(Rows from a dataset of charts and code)
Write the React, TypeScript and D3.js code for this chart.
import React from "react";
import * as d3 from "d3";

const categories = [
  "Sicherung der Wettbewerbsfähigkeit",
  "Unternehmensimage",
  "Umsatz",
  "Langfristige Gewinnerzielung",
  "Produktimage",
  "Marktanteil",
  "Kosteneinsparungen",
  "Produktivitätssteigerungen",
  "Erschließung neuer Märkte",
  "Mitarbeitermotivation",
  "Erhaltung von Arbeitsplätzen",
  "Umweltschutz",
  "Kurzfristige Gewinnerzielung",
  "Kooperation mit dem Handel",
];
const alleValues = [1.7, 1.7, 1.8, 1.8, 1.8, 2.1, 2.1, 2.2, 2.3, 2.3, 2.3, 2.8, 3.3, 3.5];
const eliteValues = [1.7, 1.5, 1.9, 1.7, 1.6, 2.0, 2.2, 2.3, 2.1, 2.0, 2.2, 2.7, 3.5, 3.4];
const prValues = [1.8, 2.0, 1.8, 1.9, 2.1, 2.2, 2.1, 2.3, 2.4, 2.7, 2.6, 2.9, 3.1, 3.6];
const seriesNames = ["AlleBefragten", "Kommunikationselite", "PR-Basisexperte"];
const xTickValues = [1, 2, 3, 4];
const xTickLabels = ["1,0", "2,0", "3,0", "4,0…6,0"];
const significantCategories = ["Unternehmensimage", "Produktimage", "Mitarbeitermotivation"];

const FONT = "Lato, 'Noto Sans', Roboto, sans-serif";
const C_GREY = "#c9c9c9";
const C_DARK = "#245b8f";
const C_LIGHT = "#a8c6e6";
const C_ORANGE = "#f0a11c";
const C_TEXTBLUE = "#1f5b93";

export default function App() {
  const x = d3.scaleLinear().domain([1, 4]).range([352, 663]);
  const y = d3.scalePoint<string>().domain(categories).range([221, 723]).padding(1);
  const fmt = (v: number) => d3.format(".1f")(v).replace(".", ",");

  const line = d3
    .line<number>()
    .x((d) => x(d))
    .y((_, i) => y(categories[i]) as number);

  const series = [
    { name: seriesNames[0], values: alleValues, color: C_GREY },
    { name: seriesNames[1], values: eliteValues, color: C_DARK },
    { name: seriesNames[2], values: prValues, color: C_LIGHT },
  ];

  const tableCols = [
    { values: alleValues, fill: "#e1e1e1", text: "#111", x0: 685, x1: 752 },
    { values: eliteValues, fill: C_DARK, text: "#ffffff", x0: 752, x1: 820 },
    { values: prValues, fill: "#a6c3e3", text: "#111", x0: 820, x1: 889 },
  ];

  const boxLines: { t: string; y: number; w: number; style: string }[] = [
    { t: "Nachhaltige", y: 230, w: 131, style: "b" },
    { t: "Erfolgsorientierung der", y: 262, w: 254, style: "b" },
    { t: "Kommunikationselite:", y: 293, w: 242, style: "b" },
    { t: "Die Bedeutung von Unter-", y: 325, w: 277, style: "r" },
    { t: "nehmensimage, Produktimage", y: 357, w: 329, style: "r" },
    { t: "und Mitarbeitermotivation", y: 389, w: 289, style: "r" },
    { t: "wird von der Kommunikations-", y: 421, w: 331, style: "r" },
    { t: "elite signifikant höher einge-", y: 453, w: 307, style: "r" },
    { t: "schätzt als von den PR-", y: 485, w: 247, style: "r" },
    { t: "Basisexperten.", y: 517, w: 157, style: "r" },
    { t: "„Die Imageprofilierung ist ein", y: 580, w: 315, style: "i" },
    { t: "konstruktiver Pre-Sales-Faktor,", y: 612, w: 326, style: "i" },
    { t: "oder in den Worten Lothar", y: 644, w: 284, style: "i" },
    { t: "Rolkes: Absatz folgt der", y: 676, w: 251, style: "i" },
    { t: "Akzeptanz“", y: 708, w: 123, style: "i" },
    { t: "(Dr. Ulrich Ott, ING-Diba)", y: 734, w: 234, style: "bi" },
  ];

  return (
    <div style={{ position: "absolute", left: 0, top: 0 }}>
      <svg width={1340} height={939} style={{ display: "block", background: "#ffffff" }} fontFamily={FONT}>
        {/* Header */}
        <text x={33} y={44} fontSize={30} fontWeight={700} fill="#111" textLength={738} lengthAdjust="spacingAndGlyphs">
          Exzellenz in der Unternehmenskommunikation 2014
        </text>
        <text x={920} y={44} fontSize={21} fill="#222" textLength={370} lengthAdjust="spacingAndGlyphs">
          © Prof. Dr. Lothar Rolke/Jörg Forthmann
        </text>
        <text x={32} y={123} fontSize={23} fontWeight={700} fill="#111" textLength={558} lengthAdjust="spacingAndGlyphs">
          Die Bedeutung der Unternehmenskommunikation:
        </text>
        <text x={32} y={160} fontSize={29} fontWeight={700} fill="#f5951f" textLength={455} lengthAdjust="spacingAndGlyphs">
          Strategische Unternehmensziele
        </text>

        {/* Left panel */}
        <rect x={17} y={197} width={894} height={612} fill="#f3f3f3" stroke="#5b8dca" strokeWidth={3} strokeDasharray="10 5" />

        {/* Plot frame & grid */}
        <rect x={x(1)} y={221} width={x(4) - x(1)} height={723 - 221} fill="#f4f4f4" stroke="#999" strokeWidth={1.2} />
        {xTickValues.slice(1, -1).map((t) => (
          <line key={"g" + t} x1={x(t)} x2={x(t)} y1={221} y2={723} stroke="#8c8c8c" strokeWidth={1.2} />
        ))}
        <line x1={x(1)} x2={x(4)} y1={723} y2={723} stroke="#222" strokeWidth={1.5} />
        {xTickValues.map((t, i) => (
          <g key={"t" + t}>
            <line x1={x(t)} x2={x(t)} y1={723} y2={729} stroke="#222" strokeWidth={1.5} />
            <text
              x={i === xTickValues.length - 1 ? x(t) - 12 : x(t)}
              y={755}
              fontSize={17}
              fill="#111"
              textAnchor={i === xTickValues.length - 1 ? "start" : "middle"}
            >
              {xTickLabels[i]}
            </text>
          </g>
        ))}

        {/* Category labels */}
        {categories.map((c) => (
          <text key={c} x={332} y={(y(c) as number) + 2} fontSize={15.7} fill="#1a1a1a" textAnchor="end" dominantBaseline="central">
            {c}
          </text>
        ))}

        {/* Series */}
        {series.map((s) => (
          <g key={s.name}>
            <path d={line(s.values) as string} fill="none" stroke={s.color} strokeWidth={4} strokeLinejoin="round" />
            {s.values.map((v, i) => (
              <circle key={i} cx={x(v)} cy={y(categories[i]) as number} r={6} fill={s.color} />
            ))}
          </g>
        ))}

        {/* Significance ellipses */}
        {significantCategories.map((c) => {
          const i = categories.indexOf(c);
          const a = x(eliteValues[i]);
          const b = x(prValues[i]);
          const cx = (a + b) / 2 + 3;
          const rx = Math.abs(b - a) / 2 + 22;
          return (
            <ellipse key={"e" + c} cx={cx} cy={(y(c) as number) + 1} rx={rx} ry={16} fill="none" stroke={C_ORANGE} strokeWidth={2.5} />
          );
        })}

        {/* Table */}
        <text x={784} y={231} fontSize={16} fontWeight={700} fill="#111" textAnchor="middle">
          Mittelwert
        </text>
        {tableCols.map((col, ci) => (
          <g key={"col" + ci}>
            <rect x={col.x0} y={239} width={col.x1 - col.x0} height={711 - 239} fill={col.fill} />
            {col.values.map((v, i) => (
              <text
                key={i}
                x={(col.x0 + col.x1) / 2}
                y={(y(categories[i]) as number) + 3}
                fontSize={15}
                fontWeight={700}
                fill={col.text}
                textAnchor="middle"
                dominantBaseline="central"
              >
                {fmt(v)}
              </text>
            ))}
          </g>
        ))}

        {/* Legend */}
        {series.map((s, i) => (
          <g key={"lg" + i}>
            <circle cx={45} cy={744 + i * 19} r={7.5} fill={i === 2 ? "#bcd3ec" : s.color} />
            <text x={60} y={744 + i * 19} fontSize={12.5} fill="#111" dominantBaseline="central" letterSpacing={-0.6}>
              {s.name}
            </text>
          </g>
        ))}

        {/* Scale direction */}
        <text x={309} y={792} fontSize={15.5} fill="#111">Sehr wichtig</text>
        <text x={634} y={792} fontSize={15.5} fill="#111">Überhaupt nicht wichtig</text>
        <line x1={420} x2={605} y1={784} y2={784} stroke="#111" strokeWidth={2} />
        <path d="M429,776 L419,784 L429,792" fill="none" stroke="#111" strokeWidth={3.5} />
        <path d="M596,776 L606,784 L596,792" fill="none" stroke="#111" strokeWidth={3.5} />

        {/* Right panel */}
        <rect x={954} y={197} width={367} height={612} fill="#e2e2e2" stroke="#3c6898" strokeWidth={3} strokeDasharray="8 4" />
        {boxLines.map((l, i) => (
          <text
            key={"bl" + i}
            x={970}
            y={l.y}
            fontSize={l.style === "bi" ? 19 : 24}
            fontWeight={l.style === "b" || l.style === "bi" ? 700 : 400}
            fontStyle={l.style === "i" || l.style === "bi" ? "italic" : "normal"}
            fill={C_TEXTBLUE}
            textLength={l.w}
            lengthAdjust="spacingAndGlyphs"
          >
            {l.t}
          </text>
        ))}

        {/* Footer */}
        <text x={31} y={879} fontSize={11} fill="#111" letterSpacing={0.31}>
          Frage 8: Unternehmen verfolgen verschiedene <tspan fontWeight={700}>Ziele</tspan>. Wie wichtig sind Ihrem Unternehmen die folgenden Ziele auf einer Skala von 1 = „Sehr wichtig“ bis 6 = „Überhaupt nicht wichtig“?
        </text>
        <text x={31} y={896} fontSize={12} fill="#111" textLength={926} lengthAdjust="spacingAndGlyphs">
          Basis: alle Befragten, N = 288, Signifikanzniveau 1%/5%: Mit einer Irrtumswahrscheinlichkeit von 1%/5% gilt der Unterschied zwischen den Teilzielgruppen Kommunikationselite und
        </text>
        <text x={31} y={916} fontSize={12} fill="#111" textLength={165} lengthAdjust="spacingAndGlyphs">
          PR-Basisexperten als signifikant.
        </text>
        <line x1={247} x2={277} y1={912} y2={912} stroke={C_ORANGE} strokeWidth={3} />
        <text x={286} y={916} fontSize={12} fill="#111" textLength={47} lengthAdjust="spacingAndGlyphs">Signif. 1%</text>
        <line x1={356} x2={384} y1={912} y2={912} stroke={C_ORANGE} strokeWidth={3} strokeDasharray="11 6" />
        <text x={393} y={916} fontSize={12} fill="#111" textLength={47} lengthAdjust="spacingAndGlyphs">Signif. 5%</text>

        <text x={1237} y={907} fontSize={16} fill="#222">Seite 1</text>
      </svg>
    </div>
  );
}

* * *

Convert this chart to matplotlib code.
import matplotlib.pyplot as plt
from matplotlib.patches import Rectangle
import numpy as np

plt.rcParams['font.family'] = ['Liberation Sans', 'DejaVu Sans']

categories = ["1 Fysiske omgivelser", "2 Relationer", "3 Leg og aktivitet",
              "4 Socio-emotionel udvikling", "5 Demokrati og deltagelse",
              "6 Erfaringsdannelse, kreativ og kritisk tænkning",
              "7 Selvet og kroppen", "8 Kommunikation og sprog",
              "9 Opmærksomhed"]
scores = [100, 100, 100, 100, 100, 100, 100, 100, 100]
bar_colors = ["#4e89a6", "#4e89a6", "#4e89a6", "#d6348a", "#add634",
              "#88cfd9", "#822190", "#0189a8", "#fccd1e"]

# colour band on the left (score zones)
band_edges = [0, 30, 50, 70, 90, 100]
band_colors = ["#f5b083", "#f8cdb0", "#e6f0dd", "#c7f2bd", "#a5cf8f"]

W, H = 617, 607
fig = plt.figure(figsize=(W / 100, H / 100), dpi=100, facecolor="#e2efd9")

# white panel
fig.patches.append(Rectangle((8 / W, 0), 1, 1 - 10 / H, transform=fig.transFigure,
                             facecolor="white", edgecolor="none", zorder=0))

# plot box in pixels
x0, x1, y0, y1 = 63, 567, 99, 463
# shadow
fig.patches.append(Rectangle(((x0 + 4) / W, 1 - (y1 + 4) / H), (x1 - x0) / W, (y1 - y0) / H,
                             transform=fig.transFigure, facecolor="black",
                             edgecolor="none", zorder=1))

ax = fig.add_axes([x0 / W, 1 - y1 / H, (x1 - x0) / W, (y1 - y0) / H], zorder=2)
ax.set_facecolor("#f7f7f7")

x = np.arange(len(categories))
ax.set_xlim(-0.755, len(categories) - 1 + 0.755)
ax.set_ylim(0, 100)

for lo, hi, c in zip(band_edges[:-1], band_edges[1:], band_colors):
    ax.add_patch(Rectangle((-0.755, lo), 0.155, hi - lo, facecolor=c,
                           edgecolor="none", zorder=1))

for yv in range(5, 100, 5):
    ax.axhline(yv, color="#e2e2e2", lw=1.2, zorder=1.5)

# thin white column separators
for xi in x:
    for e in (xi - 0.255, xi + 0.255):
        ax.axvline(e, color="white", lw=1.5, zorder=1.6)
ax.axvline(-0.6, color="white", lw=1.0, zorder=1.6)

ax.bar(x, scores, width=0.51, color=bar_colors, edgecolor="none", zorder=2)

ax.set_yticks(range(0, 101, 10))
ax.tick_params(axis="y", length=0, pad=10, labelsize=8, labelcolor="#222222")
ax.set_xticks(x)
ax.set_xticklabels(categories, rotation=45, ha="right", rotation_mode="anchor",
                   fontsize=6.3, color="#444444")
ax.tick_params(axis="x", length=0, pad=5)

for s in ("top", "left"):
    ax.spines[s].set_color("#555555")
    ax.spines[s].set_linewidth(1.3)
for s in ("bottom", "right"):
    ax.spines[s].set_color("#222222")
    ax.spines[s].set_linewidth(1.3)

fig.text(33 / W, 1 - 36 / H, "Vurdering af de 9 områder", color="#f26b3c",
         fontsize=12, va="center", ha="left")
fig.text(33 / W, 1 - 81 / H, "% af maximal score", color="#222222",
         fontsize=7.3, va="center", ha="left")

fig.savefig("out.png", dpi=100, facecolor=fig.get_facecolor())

• Written exercise: Collect each line containing the string "React".

• Solution to the exercise:
Write the React, TypeScript and D3.js code for this chart.
import React from "react";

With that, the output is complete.